Wasan is outre in more than just concept -- that semi-frozen business isn't even the half of it. Here's another thing off the menu: "Open roll sushi filled with red onion, jalapeno, and shiso, topped with fish of the day marinated with shiso pesto, covered with mozzarella and grilled." Grilled sushi? Shiso pesto? Mozzarella? The purist in me shudders. It sounds like fusion cuisine from hell, Sushi Samba as run by Beelzebub.

And yet, things made a weird sort of sense when they actually hit your tongue. The cold cheese tofu managed to surprise despite tasting exactly like a mix of cheese and tofu, its firmly creamy mass accented by a fresh tomato pulp cap and a concentrated dashi broth. Mussels went well with a shallow layer of tasteful wasabi mayo. Anago tonkotsu (fried breaded sea eel) had all the crunch that makes tonkotsu appealing, then upped the ante with a moist interior not so often found in the form. Even that crazy open roll (which was, I must point out, rather closed) turned out to be tasty, the rice, mozzarella, and lightly cooked fluke combining into something far better than it deserved to be.

But there were two out-and-out highlights. Foie gras sushi has been done before, but the strawberry balsamic vinegar glaze on the foie gras here paired perfectly with the vinegar of the (very respectable) sushi rice, everything melting together blissfully. And a simple bedding of crisp endive gave the sinfully fatty piece of "sushi" a fine textural counterpoint.

And the "uni lover" was, quite simply, the third-best uni-containing prepared dish I have had in NYC. (Soto has my #1, Kyo Ya #2; sorry, Marea.) A generous amount of uni was perched on a small mound of avocado, which was in turn on some kind of salty, homemade uni "chip". A garlic-peanut oil concoction was drizzled on top. All those other ingredients should have threatened to overwhelm the delicacy of the uni, and yet the elements melded into this perfect storm of sublimely balanced flavors. There are two major ocular responses to exceptional bites: closing one's eyes, or opening them wide. I did both.

In a place that takes so many liberties with convention, you can't expect everything to be perfect. The eggplant with garlic sauce in one of my convive's dishes was reportedly wonderful, but on the same plate the shrimp tempura had an interesting but ultimately superfluous tortilla chip crust. An asparagus mousse with king crab was disappointingly weak in both of its major components. And that salmon sashimi? My convive put it best: "Well, if nothing else, it's perfectly semi-frozen."

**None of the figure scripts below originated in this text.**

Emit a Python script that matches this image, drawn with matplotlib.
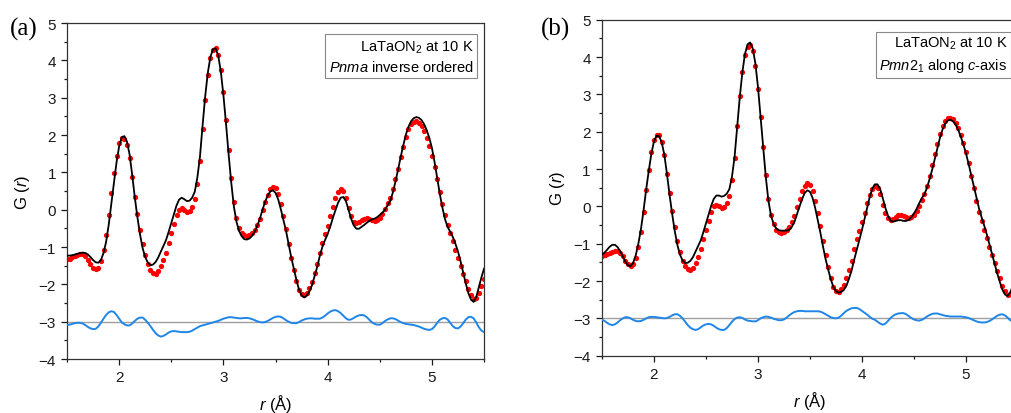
import numpy as np
import matplotlib
matplotlib.use("Agg")
import matplotlib.pyplot as plt

plt.rcParams["font.family"] = ["Liberation Sans", "DejaVu Sans"]
plt.rcParams["mathtext.fontset"] = "custom"
plt.rcParams["mathtext.rm"] = "Liberation Sans"
plt.rcParams["mathtext.it"] = "Liberation Sans:italic"

# r grid of the PDF (Angstrom)
r = np.round(np.arange(1.5, 5.5001, 0.025), 3)

# observed G(r), LaTaON2 at 10 K (same data in both panels)
g_obs = [
    -1.32, -1.31, -1.28, -1.24, -1.21, -1.19, -1.20, -1.25, -1.34, -1.45,
    -1.55, -1.60, -1.55, -1.38, -1.08, -0.68, -0.15, 0.45, 0.98, 1.45,
    1.78, 1.92, 1.90, 1.72, 1.38, 0.88, 0.35, -0.12, -0.55, -0.92,
    -1.22, -1.45, -1.61, -1.69, -1.71, -1.65, -1.52, -1.35, -1.15, -0.88,
    -0.62, -0.38, -0.15, 0.00, 0.04, 0.00, -0.05, -0.03, 0.08, 0.28,
    0.70, 1.30, 2.15, 2.95, 3.60, 4.05, 4.28, 4.32, 4.15, 3.75,
    3.15, 2.40, 1.60, 0.85, 0.20, -0.22, -0.48, -0.62, -0.69, -0.70,
    -0.68, -0.63, -0.55, -0.42, -0.25, -0.02, 0.20, 0.40, 0.55, 0.62,
    0.58, 0.42, 0.15, -0.18, -0.52, -0.92, -1.30, -1.62, -1.92, -2.15,
    -2.27, -2.29, -2.22, -2.10, -1.93, -1.70, -1.45, -1.15, -0.88, -0.65,
    -0.43, -0.18, 0.08, 0.30, 0.47, 0.55, 0.50, 0.32, 0.05, -0.18,
    -0.32, -0.37, -0.34, -0.28, -0.24, -0.23, -0.25, -0.28, -0.30, -0.28,
    -0.22, -0.12, 0.02, 0.18, 0.32, 0.55, 0.82, 1.10, 1.40, 1.68,
    1.95, 2.15, 2.29, 2.36, 2.37, 2.33, 2.24, 2.10, 1.92, 1.70,
    1.45, 1.15, 0.82, 0.48, 0.15, -0.15, -0.40, -0.62, -0.85, -1.08,
    -1.30, -1.52, -1.72, -1.92, -2.12, -2.28, -2.38, -2.36, -2.22, -2.05,
    -1.86,
]

# difference curves (obs - calc), drawn offset at -3
diff_a = [
    -3.09, -3.08, -3.06, -3.04, -3.03, -3.03, -3.05, -3.09, -3.14, -3.18,
    -3.20, -3.19, -3.13, -3.03, -2.92, -2.82, -2.75, -2.72, -2.74, -2.82,
    -2.92, -3.02, -3.07, -3.10, -3.10, -3.05, -2.98, -2.92, -2.89, -2.89,
    -2.95, -3.03, -3.12, -3.22, -3.31, -3.37, -3.40, -3.38, -3.34, -3.29,
    -3.26, -3.25, -3.26, -3.27, -3.28, -3.28, -3.28, -3.27, -3.24, -3.20,
    -3.16, -3.12, -3.10, -3.08, -3.06, -3.04, -3.02, -3.00, -2.98, -2.95,
    -2.92, -2.90, -2.88, -2.88, -2.89, -2.90, -2.91, -2.91, -2.90, -2.90,
    -2.91, -2.93, -2.96, -2.99, -3.01, -3.02, -3.01, -2.98, -2.94, -2.90,
    -2.87, -2.86, -2.87, -2.91, -2.96, -3.00, -3.03, -3.04, -3.04, -3.01,
    -2.97, -2.94, -2.92, -2.91, -2.91, -2.92, -2.92, -2.92, -2.89, -2.84,
    -2.78, -2.73, -2.70, -2.69, -2.72, -2.77, -2.84, -2.91, -2.95, -2.94,
    -2.90, -2.86, -2.83, -2.82, -2.83, -2.88, -2.95, -3.02, -3.06, -3.08,
    -3.08, -3.04, -2.98, -2.94, -2.91, -2.91, -2.93, -2.97, -3.01, -3.04,
    -3.06, -3.07, -3.08, -3.09, -3.11, -3.13, -3.16, -3.19, -3.21, -3.22,
    -3.20, -3.13, -3.03, -2.95, -2.91, -2.90, -2.94, -3.03, -3.12, -3.17,
    -3.18, -3.13, -3.04, -2.94, -2.88, -2.87, -2.91, -3.02, -3.15, -3.24,
    -3.28,
]

diff_b = [
    -3.03, -3.07, -3.12, -3.16, -3.18, -3.16, -3.11, -3.05, -3.00, -2.97,
    -2.97, -3.00, -3.04, -3.07, -3.08, -3.07, -3.04, -3.00, -2.97, -2.96,
    -2.96, -2.97, -2.98, -2.99, -3.00, -2.99, -2.96, -2.92, -2.89, -2.89,
    -2.93, -3.00, -3.09, -3.18, -3.25, -3.29, -3.31, -3.29, -3.24, -3.19,
    -3.16, -3.15, -3.16, -3.20, -3.25, -3.29, -3.31, -3.31, -3.26, -3.18,
    -3.09, -3.02, -2.98, -2.97, -2.99, -3.03, -3.06, -3.07, -3.08, -3.08,
    -3.05, -3.00, -2.97, -2.95, -2.96, -2.98, -3.01, -3.03, -3.05, -3.05,
    -3.03, -2.98, -2.92, -2.87, -2.83, -2.81, -2.80, -2.80, -2.81, -2.81,
    -2.81, -2.81, -2.81, -2.81, -2.82, -2.85, -2.89, -2.93, -2.97, -2.99,
    -3.00, -2.98, -2.93, -2.86, -2.80, -2.76, -2.73, -2.72, -2.72, -2.75,
    -2.80, -2.85, -2.90, -2.96, -3.01, -3.04, -3.09, -3.14, -3.17, -3.14,
    -3.07, -2.99, -2.93, -2.89, -2.87, -2.86, -2.86, -2.89, -2.94, -2.99,
    -3.03, -3.05, -3.06, -3.04, -3.00, -2.95, -2.91, -2.88, -2.87, -2.87,
    -2.89, -2.91, -2.93, -2.94, -2.95, -2.95, -2.95, -2.95, -2.95, -2.96,
    -2.97, -2.99, -3.02, -3.05, -3.08, -3.10, -3.11, -3.11, -3.10, -3.07,
    -3.03, -2.98, -2.93, -2.90, -2.89, -2.92, -2.98, -3.05, -3.08, -3.06,
    -3.01,
]

diff_offset = -3.0
panel_labels = ["(a)", "(b)"]
model_names = ["$Pnma$ inverse ordered", "$Pmn$2$_1$ along $c$-axis"]

g_obs = np.array(g_obs)
diff_a = np.array(diff_a)
diff_b = np.array(diff_b)
# fitted curve = observed - residual
g_calc_a = g_obs - (diff_a - diff_offset)
g_calc_b = g_obs - (diff_b - diff_offset)

fig = plt.figure(figsize=(10.11, 4.14), dpi=100)
ax_a = fig.add_axes([0.0663, 0.1304, 0.4125, 0.8116])
ax_b = fig.add_axes([0.5954, 0.1384, 0.4115, 0.8116])

for ax, calc, diff, lab, model, lx in [
    (ax_a, g_calc_a, diff_a, panel_labels[0], model_names[0], 0.010),
    (ax_b, g_calc_b, diff_b, panel_labels[1], model_names[1], 0.535),
]:
    ax.axhline(diff_offset, color="#a0a0a0", lw=1.0, zorder=1)
    ax.plot(r, g_obs, "o", color="red", ms=3.8, mec="none", zorder=2)
    ax.plot(r, calc, color="black", lw=1.3, zorder=3)
    ax.plot(r, diff, color="#1f86e8", lw=1.4, zorder=3)

    ax.set_xlim(1.5, 5.5)
    ax.set_ylim(-4, 5)
    ax.set_xticks([2, 3, 4, 5])
    ax.set_xticks([1.5, 2.5, 3.5, 4.5, 5.5], minor=True)
    ax.set_yticks(range(-4, 6))
    ax.set_yticks(np.arange(-3.5, 5, 1), minor=True)
    ax.tick_params(which="major", length=4.5, width=0.9, labelsize=11, colors="#1a1a1a")
    ax.tick_params(which="minor", length=2.5, width=0.9, colors="#1a1a1a")
    for s in ax.spines.values():
        s.set_linewidth(0.9)
        s.set_color("#333333")

    ax.set_xlabel("$r$ (Å)", fontsize=12, labelpad=6)
    ax.set_ylabel("G ($r$)", fontsize=12, labelpad=5)

    ax.text(0.975, 0.955, "LaTaON$_2$ at 10 K\n" + model, transform=ax.transAxes,
            ha="right", va="top", fontsize=10.5, linespacing=1.4,
            bbox=dict(boxstyle="square,pad=0.22", fc="white", ec="#888888", lw=0.8))

    fig.text(lx, 0.93, lab, fontsize=18, family="Liberation Serif", va="center")

fig.savefig("out.png", dpi=100)
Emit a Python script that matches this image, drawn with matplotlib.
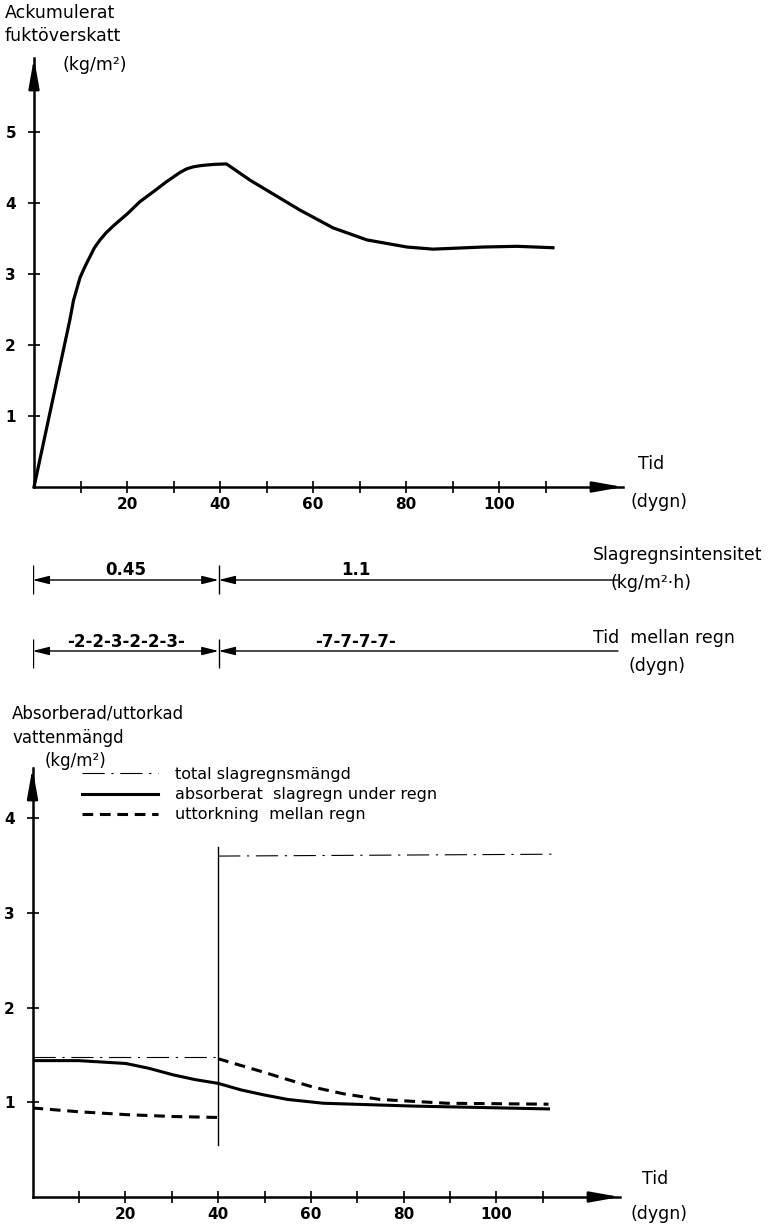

Should I forgive Wasan its missteps? Eating is sometimes all about expectations. The ultra-Japanese Brushstroke recently left me faintly unsatisfied, suffering compared to the near-perfection of my kaiseki experiences in both Japan and the East Village's Kajitsu. But a place that sells semi-frozen sashimi defies any and all expectations simply by existing. Like Jackie Chan's "drunken master" character, Wasan's off-kilter stylings lulled me into a vulnerable state, then hit me right between the eyes.

Sure, you can Aburiya yourself into more authentic waters, Kyo Ya your way to Kyoto. Wasan delights with something different: a sense of humor backed up by formidable technique. It's a trait shared by precious few (Shopsin's, M. Wells, Momofuku Ssam), and it should be celebrated.